Your analysis is correct.

aditliverpoolfc wrote:
Option A is purely irrelevant as it doesn't really affect the causality mentioned in the argument. It simply doesn't really impact the conclusion.
Yes. We have no reason to think that the study was inaccurate just because many of the volunteers did not understand what the questionnaire was designed to measure.

aditliverpoolfc wrote:
Option B is incorrect. So what if the volunteers already had decent social skills, even before the volunteers attained their high levels of self-esteem.. The argument is precisely about increasing the current level of self esteem. Also, if you look closely, option B lies within the same causality framework as the conclusion. Hence incorrect.
Correct.
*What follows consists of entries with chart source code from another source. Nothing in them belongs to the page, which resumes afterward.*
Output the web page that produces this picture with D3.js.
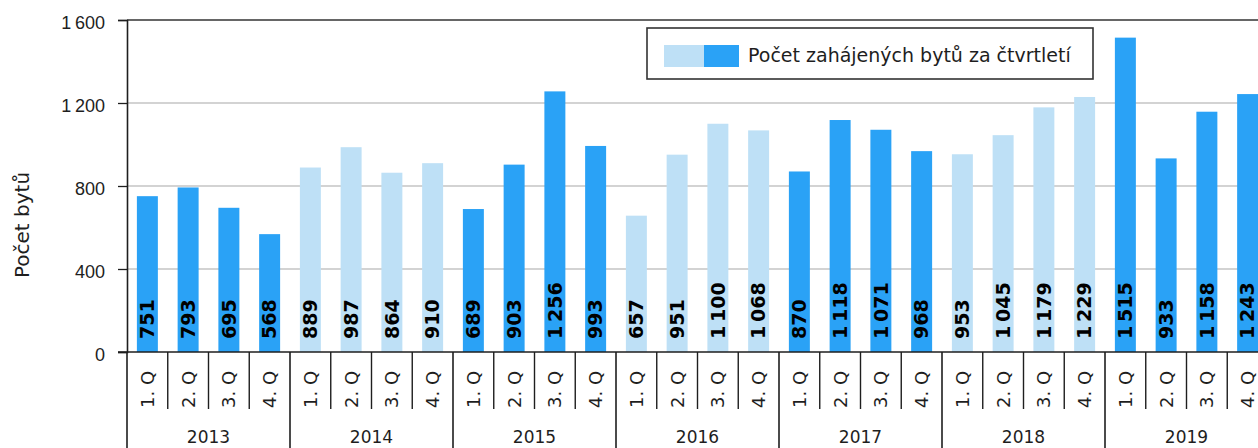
<!DOCTYPE html>
<html>
<head>
<meta charset="utf-8">
<script src="https://cdn.jsdelivr.net/npm/d3@7"></script>
<style>
  body { margin: 0; background: #fff; }
  svg { display: block; font-family: "DejaVu Sans", sans-serif; }
</style>
</head>
<body>
<div id="chart"></div>
<script>
// Data
const years = ["2013", "2014", "2015", "2016", "2017", "2018", "2019"];
const quarters = ["1. Q", "2. Q", "3. Q", "4. Q"];
const values = [
    751, 793, 695, 568,
    889, 987, 864, 910,
    689, 903, 1256, 993,
    657, 951, 1100, 1068,
    870, 1118, 1071, 968,
    953, 1045, 1179, 1229,
    1515, 933, 1158, 1243
];
const yTicks = [0, 400, 800, 1200, 1600];
const legendLabel = "Počet zahájených bytů za čtvrtletí";
const yTitle = "Počet bytů";

const W = 1258, H = 448;
const margin = {top: 20, left: 127};
const plotH = 332;
const bandW = 40.75;
const plotW = bandW * values.length;

const dark = "#2aa2f6", light = "#bee0f6";
const ink = "#1e1e1e";

// czech style number format (space as thousands separator)
const fmt = d3.formatLocale({decimal: ",", thousands: "\u2009", grouping: [3], currency: ["", ""]}).format(",d");
const fmtAxis = d3.formatLocale({decimal: ",", thousands: "\u2009", grouping: [3], currency: ["", ""]}).format(",d");

const rows = values.map((v, i) => ({
    key: i,
    yi: Math.floor(i / 4),
    q: quarters[i % 4],
    value: v
}));

const svg = d3.select("#chart").append("svg")
    .attr("width", W).attr("height", H);

const g = svg.append("g").attr("transform", `translate(${margin.left},${margin.top})`);

const x = d3.scaleBand().domain(rows.map(d => d.key)).range([0, plotW]).paddingInner(0.485).paddingOuter(0.2425);
const y = d3.scaleLinear().domain([0, 1600]).range([plotH, 0]);
const step = x.step();

// grid
g.selectAll(".grid").data(yTicks.filter(t => t > 0 && t < 1600)).enter()
    .append("line")
    .attr("x1", 0).attr("x2", plotW)
    .attr("y1", d => y(d)).attr("y2", d => y(d))
    .attr("stroke", "#c4c4c4").attr("stroke-width", 1.3);

// top border
g.append("line").attr("x1", 0).attr("x2", plotW).attr("y1", 0).attr("y2", 0)
    .attr("stroke", "#333").attr("stroke-width", 1.3);

// bars
g.selectAll(".bar").data(rows).enter().append("rect")
    .attr("x", d => x(d.key))
    .attr("width", x.bandwidth())
    .attr("y", d => y(d.value))
    .attr("height", d => plotH - y(d.value))
    .attr("fill", d => d.yi % 2 === 0 ? dark : light);

// value labels
g.selectAll(".val").data(rows).enter().append("text")
    .attr("transform", d => `translate(${x(d.key) + x.bandwidth() / 2 + 6.8},${plotH - 13}) rotate(-90)`)
    .attr("font-size", 19).attr("font-weight", "bold").attr("fill", "#000")
    .text(d => fmt(d.value));

// y axis
const yAxis = g.append("g")
    .call(d3.axisLeft(y).tickValues(yTicks).tickSize(9).tickPadding(13).tickFormat(fmtAxis));
yAxis.select(".domain").attr("stroke", ink).attr("stroke-width", 1.6);
yAxis.selectAll(".tick line").attr("stroke", ink).attr("stroke-width", 1.3);
yAxis.selectAll("text").attr("font-size", 18).attr("fill", ink)
    .attr("font-family", "inherit").attr("dy", "0.45em");

// x baseline
g.append("line").attr("x1", -9).attr("x2", plotW).attr("y1", plotH).attr("y2", plotH)
    .attr("stroke", ink).attr("stroke-width", 1.6);

// quarter separators
g.selectAll(".qsep").data(rows.filter(d => d.key % 4 !== 0)).enter().append("line")
    .attr("x1", d => d.key * step)
    .attr("x2", d => d.key * step)
    .attr("y1", plotH).attr("y2", plotH + 57)
    .attr("stroke", ink).attr("stroke-width", 1.4);

// year separators
g.selectAll(".ysep").data(d3.range(years.length + 1)).enter().append("line")
    .attr("x1", d => d * 4 * step)
    .attr("x2", d => d * 4 * step)
    .attr("y1", plotH).attr("y2", H)
    .attr("stroke", ink).attr("stroke-width", 1.6);

// quarter labels
g.selectAll(".ql").data(rows).enter().append("text")
    .attr("transform", d => `translate(${x(d.key) + x.bandwidth() / 2 + 6.5},${plotH + 56}) rotate(-90)`)
    .attr("font-size", 18).attr("fill", ink)
    .text(d => d.q);

// year labels
g.selectAll(".yl").data(years).enter().append("text")
    .attr("x", (d, i) => (i + 0.5) * 4 * step)
    .attr("y", 423)
    .attr("text-anchor", "middle")
    .attr("font-size", 17).attr("fill", ink)
    .text(d => d);

// y title
svg.append("text")
    .attr("transform", "translate(29,225) rotate(-90)")
    .attr("text-anchor", "middle")
    .attr("font-size", 20).attr("fill", ink)
    .text(yTitle);

// legend
const lg = svg.append("g").attr("transform", "translate(647,28)");
lg.append("rect").attr("width", 446).attr("height", 51)
    .attr("fill", "#fff").attr("stroke", "#333").attr("stroke-width", 1.6);
lg.append("rect").attr("x", 17).attr("y", 17).attr("width", 40).attr("height", 22).attr("fill", light);
lg.append("rect").attr("x", 57).attr("y", 17).attr("width", 35).attr("height", 22).attr("fill", dark);
lg.append("text").attr("x", 101).attr("y", 34)
    .attr("font-size", 19).attr("fill", ink)
    .text(legendLabel);
</script>
</body>
</html>
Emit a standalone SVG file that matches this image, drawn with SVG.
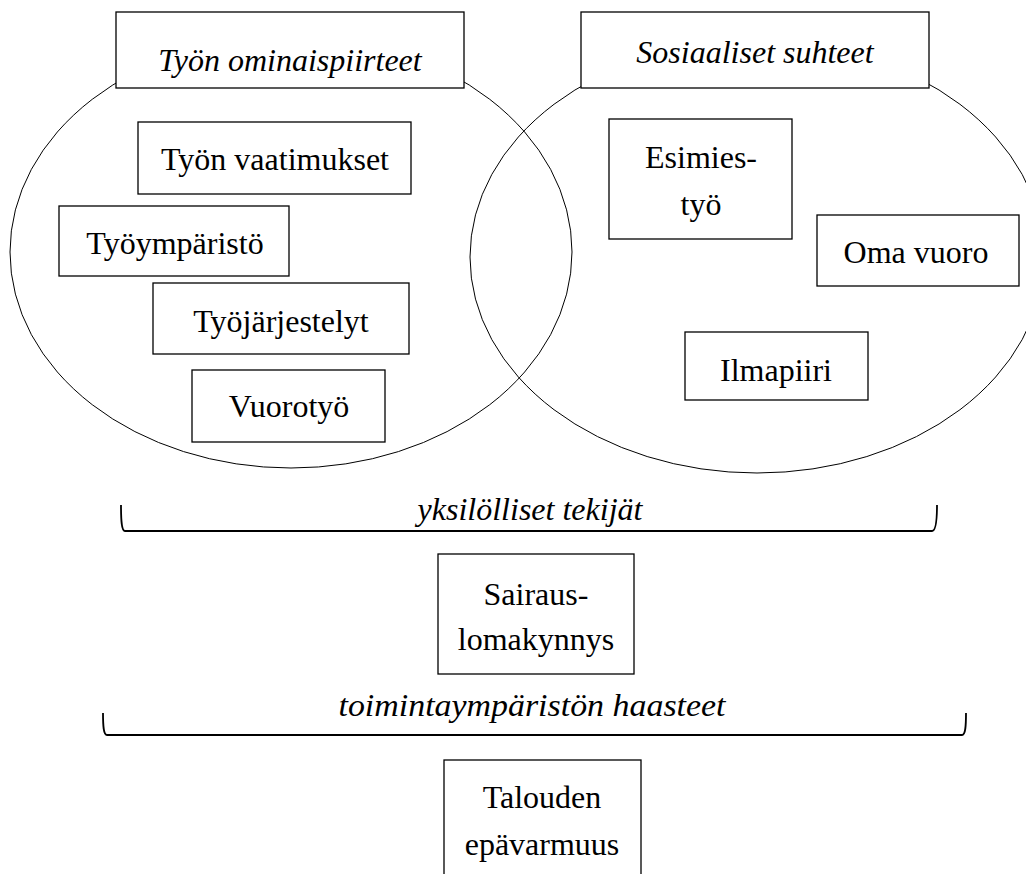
<svg xmlns="http://www.w3.org/2000/svg" width="1026" height="874" viewBox="0 0 1026 874">
<style>
  .bg { fill: #ffffff; }
  .ell { fill: none; stroke: #000000; stroke-width: 1; }
  .box { fill: #ffffff; stroke: #000000; stroke-width: 1.3; }
  .brk { fill: none; stroke: #000000; stroke-width: 1.8; }
  .t { font-family: "Liberation Serif", "Times New Roman", serif; font-size: 32px; fill: #000000; text-anchor: middle; }
  .it { font-style: italic; }
</style>
<rect class="bg" x="0" y="0" width="1026" height="874"/>
<g id="circles">
  <ellipse id="ellipse-left" class="ell" cx="291" cy="252" rx="281" ry="216"/>
  <ellipse id="ellipse-right" class="ell" cx="757" cy="257" rx="287" ry="216"/>
</g>
<g id="title-tyon-ominaispiirteet">
  <rect class="box" x="116" y="12" width="348" height="76"/>
  <text class="t it" x="290" y="71">Työn ominaispiirteet</text>
</g>
<g id="title-sosiaaliset-suhteet">
  <rect class="box" x="581" y="12" width="348" height="76"/>
  <text class="t it" x="755" y="63">Sosiaaliset suhteet</text>
</g>
<g id="node-tyon-vaatimukset">
  <rect class="box" x="138" y="122" width="273" height="72"/>
  <text class="t" x="275" y="170">Työn vaatimukset</text>
</g>
<g id="node-tyoymparisto">
  <rect class="box" x="59" y="206" width="230" height="70"/>
  <text class="t" x="175" y="254">Työympäristö</text>
</g>
<g id="node-tyojarjestelyt">
  <rect class="box" x="153" y="283" width="256" height="71"/>
  <text class="t" x="281" y="332">Työjärjestelyt</text>
</g>
<g id="node-vuorotyo">
  <rect class="box" x="192" y="370" width="193" height="72"/>
  <text class="t" x="289" y="417">Vuorotyö</text>
</g>
<g id="node-esimiestyo">
  <rect class="box" x="609" y="119" width="183" height="120"/>
  <text class="t" x="701" y="168">Esimies-</text>
  <text class="t" x="701" y="215">työ</text>
</g>
<g id="node-oma-vuoro">
  <rect class="box" x="817" y="215" width="202" height="71"/>
  <text class="t" x="916" y="263">Oma vuoro</text>
</g>
<g id="node-ilmapiiri">
  <rect class="box" x="685" y="332" width="183" height="68"/>
  <text class="t" x="776" y="381">Ilmapiiri</text>
</g>
<g id="connectors">
  <path id="bracket-yksilolliset" class="brk" d="M121,505 C121,520 121.5,531 125,531 H932 C935.5,531 937,520 937,505"/>
  <path id="bracket-toimintaymparisto" class="brk" d="M103,713 C103,726 103.5,735 107,735 H962 C965.5,735 966,726 966,713"/>
</g>
<g id="label-yksilolliset-tekijat">
  <text class="t it" x="530" y="520">yksilölliset tekijät</text>
</g>
<g id="node-sairauslomakynnys">
  <rect class="box" x="438" y="554" width="196" height="120"/>
  <text class="t" x="536" y="605">Sairaus-</text>
  <text class="t" x="536" y="650">lomakynnys</text>
</g>
<g id="label-toimintaympariston-haasteet">
  <text class="t it" x="532" y="716" textLength="387" lengthAdjust="spacingAndGlyphs">toimintaympäristön haasteet</text>
</g>
<g id="node-talouden-epavarmuus">
  <rect class="box" x="444" y="760" width="197" height="130"/>
  <text class="t" x="542" y="808">Talouden</text>
  <text class="t" x="542" y="855">epävarmuus</text>
</g>
</svg>
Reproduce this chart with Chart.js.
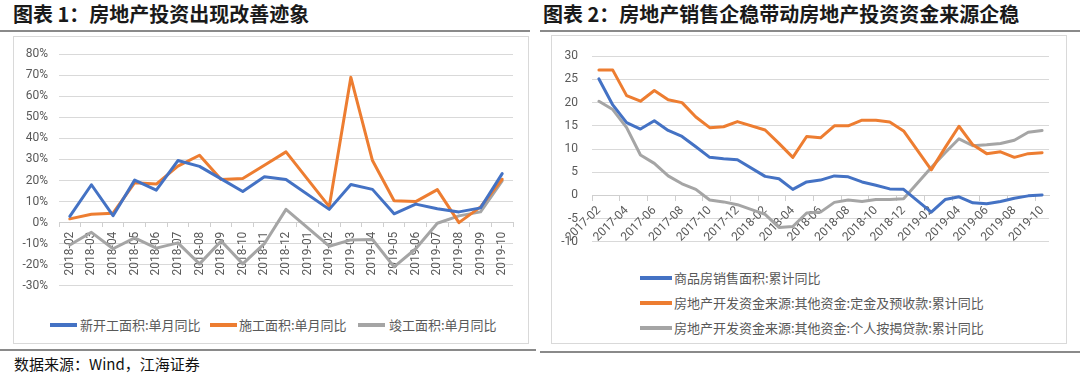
<!DOCTYPE html>
<html><head><meta charset="utf-8">
<script src="https://cdn.jsdelivr.net/npm/chart.js@4.4.1/dist/chart.umd.min.js"></script>
<style>
body{margin:0;background:#fff;width:1080px;height:374px;overflow:hidden;position:relative;font-family:"Noto Sans CJK SC",sans-serif;}
.abs{position:absolute}
.title{font-size:20px;font-weight:bold;line-height:20px;color:#1a1a1a;white-space:nowrap}
.hline{height:2px;background:#8a8a8a}
.box{border:1px solid #d9d9d9;box-sizing:border-box}
.leg{font-size:13px;color:#595959;line-height:16px;white-space:nowrap}
.sw{height:4px}
.src{font-size:15px;line-height:16px;color:#111;white-space:nowrap}
</style></head>
<body>
<div class="abs title" style="left:13px;top:4px">图表 1：房地产投资出现改善迹象</div>
<div class="abs hline" style="left:0;top:30px;width:530px"></div>
<div class="abs box" style="left:13px;top:36px;width:516px;height:308px"></div>
<canvas id="c1" class="abs" width="516" height="268" style="left:13px;top:36px"></canvas>
<div class="abs sw" style="left:50px;top:323px;width:27px;background:#4472C4"></div>
<div class="abs leg" style="left:80px;top:317px">新开工面积:单月同比</div>
<div class="abs sw" style="left:210px;top:323px;width:27px;background:#ED7D31"></div>
<div class="abs leg" style="left:239px;top:317px">施工面积:单月同比</div>
<div class="abs sw" style="left:358px;top:323px;width:27px;background:#A5A5A5"></div>
<div class="abs leg" style="left:389px;top:317px">竣工面积:单月同比</div>
<div class="abs hline" style="left:0;top:349px;width:536px"></div>
<div class="abs src" style="left:14px;top:356px">数据来源：Wind，江海证券</div>

<div class="abs title" style="left:543px;top:4px">图表 2：房地产销售企稳带动房地产投资资金来源企稳</div>
<div class="abs hline" style="left:540px;top:30px;width:540px"></div>
<div class="abs box" style="left:551px;top:35px;width:516px;height:309px"></div>
<canvas id="c2" class="abs" width="516" height="228" style="left:551px;top:35px"></canvas>
<div class="abs sw" style="left:640px;top:276px;width:32px;background:#4472C4"></div>
<div class="abs leg" style="left:674px;top:270px">商品房销售面积:累计同比</div>
<div class="abs sw" style="left:640px;top:301px;width:32px;background:#ED7D31"></div>
<div class="abs leg" style="left:674px;top:295px">房地产开发资金来源:其他资金:定金及预收款:累计同比</div>
<div class="abs sw" style="left:640px;top:326px;width:32px;background:#A5A5A5"></div>
<div class="abs leg" style="left:674px;top:320px">房地产开发资金来源:其他资金:个人按揭贷款:累计同比</div>
<div class="abs hline" style="left:540px;top:351px;width:540px"></div>

<script>
// ---- Chart 1 data ----
const categories1 = ['2018-02','2018-03','2018-04','2018-05','2018-06','2018-07','2018-08','2018-09','2018-10','2018-11','2018-12','2019-01','2019-02','2019-03','2019-04','2019-05','2019-06','2019-07','2019-08','2019-09','2019-10'];
const newStart = [3, 18, 3.3, 20.2, 15.4, 29.5, 26.7, 20.8, 14.8, 21.8, 20.5, null, 6.3, 18.1, 15.8, 4.2, 8.8, 6.6, 5.1, 7, 23.3];
const underConstruction = [1.8, 4, 4.5, 19, 18.3, 26.8, 32, 20.5, 21, 27.3, 33.6, null, 7.6, 69, 29.5, 10.4, 10, 15.7, 0, 7.5, 20.6];
const completed = [-10.6, -4.6, -12.4, -7.2, -12.1, -9.6, -19.6, -8.7, -19.6, -10, 6.3, null, -11.2, -8.2, -8, -21, -12.4, -0.3, 3.2, 5.1, 19.8];
const yTicks1 = {min: -30, max: 80, step: 10};
const names1 = ['新开工面积:单月同比','施工面积:单月同比','竣工面积:单月同比'];

// ---- Chart 2 data ----
const categories2 = ['2017-02','2017-03','2017-04','2017-05','2017-06','2017-07','2017-08','2017-09','2017-10','2017-11','2017-12','2018-01','2018-02','2018-03','2018-04','2018-05','2018-06','2018-07','2018-08','2018-09','2018-10','2018-11','2018-12','2019-01','2019-02','2019-03','2019-04','2019-05','2019-06','2019-07','2019-08','2019-09','2019-10'];
const salesArea = [25.1, 19.5, 15.7, 14.3, 16.1, 14.0, 12.7, 10.5, 8.2, 7.9, 7.7, null, 4.1, 3.6, 1.3, 2.9, 3.3, 4.2, 4.0, 2.9, 2.2, 1.4, 1.3, null, -3.6, -0.9, -0.3, -1.6, -1.8, -1.3, -0.6, -0.1, 0.1];
const deposits = [27.0, 27.0, 21.5, 20.3, 22.6, 20.6, 20.0, 16.9, 14.6, 14.8, 15.9, null, 14.1, 11.2, 8.2, 12.7, 12.4, 15.0, 15.0, 16.2, 16.2, 15.8, 13.9, null, 5.5, 10.3, 14.9, 10.9, 9.0, 9.4, 8.2, 9.0, 9.2];
const mortgages = [20.3, 18.5, 14.6, 8.7, 6.9, 4.2, 2.5, 1.3, -1.0, -1.4, -2.0, null, -4.1, -6.9, -6.7, -3.8, -3.6, -1.5, -1.0, -1.3, -0.9, -0.9, -0.7, null, 6.0, 9.2, 12.2, 10.7, 10.9, 11.2, 11.9, 13.6, 14.0];
const yTicks2 = {min: -10, max: 30, step: 5};
const names2 = ['商品房销售面积:累计同比','房地产开发资金来源:其他资金:定金及预收款:累计同比','房地产开发资金来源:其他资金:个人按揭贷款:累计同比'];

const colors = ['#4472C4', '#ED7D31', '#A5A5A5'];
const tickFont = {family: 'Roboto', size: 12};
const gridColor = '#d9d9d9';
const axisColor = '#cfcfcf';

function ds(label, data, i) {
  return {label, data, borderColor: colors[i], backgroundColor: colors[i], borderWidth: 3,
    pointRadius: 0, tension: 0, spanGaps: true, borderJoinStyle: 'round', borderCapStyle: 'round', fill: false};
}

new Chart(document.getElementById('c1'), {
  type: 'line',
  data: {labels: categories1, datasets: [ds(names1[0], newStart, 0), ds(names1[1], underConstruction, 1), ds(names1[2], completed, 2)]},
  options: {
    responsive: false, animation: false, devicePixelRatio: 1,
    layout: {padding: {left: 0, right: 16, top: 14, bottom: 9}},
    plugins: {legend: {display: false}, tooltip: {enabled: false}},
    scales: {
      x: {type: 'category', offset: true, position: {y: 0},
        grid: {offset: true, drawOnChartArea: false, drawTicks: true, tickLength: 4, tickColor: axisColor},
        border: {display: true, color: axisColor, width: 1},
        ticks: {autoSkip: false, minRotation: 90, maxRotation: 90, padding: 5, color: '#595959', font: tickFont}},
      y: {min: yTicks1.min, max: yTicks1.max,
        afterFit: s => { s.width = 46; },
        grid: {color: gridColor, drawTicks: false, lineWidth: 1},
        border: {display: false},
        ticks: {stepSize: yTicks1.step, padding: 11, color: '#595959', font: tickFont, callback: v => v + '%'}}
    }
  }
});

new Chart(document.getElementById('c2'), {
  type: 'line',
  data: {labels: categories2, datasets: [ds(names2[0], salesArea, 0), ds(names2[1], deposits, 1), ds(names2[2], mortgages, 2)]},
  options: {
    responsive: false, animation: false, devicePixelRatio: 1,
    layout: {padding: {left: 0, right: 18, top: 15, bottom: 14}},
    plugins: {legend: {display: false}, tooltip: {enabled: false}},
    scales: {
      x: {type: 'category', offset: true, position: {y: 0},
        grid: {offset: true, drawOnChartArea: false, drawTicks: true, tickLength: 5,
          tickColor: ctx => (ctx.index % 2 === 0 ? axisColor : 'rgba(0,0,0,0)')},
        border: {display: true, color: axisColor, width: 1},
        ticks: {autoSkip: false, minRotation: 45, maxRotation: 45, padding: 3, color: '#595959', font: tickFont,
          callback: function(v, i) { return i % 2 === 0 ? this.getLabelForValue(v) : ''; }}},
      y: {min: yTicks2.min, max: yTicks2.max,
        afterFit: s => { s.width = 41; },
        grid: {color: gridColor, drawTicks: false, lineWidth: 1},
        border: {display: false},
        ticks: {stepSize: yTicks2.step, padding: 14, color: '#595959', font: tickFont}}
    }
  }
});
</script>
</body></html>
The psychologist concludes that attaining a very high level of self-esteem leads to better social skills (self-esteem → social skills), so the assumption that better "social skills" were there even before "an exceptionally high level of self-esteem" was never made.

aditliverpoolfc wrote:
We are left with Option C and that obviously is the answer. As per my analysis, the reason option C is absolutely fine is that it states an Alternate effect, another way to weaken an argument ie. people with very high levels of self-esteem may tend to have a less accurate perception of the strength of their own social skills
Yes. If they don't have a good idea about how good their social skills are, then we can't rely on the findings of the study.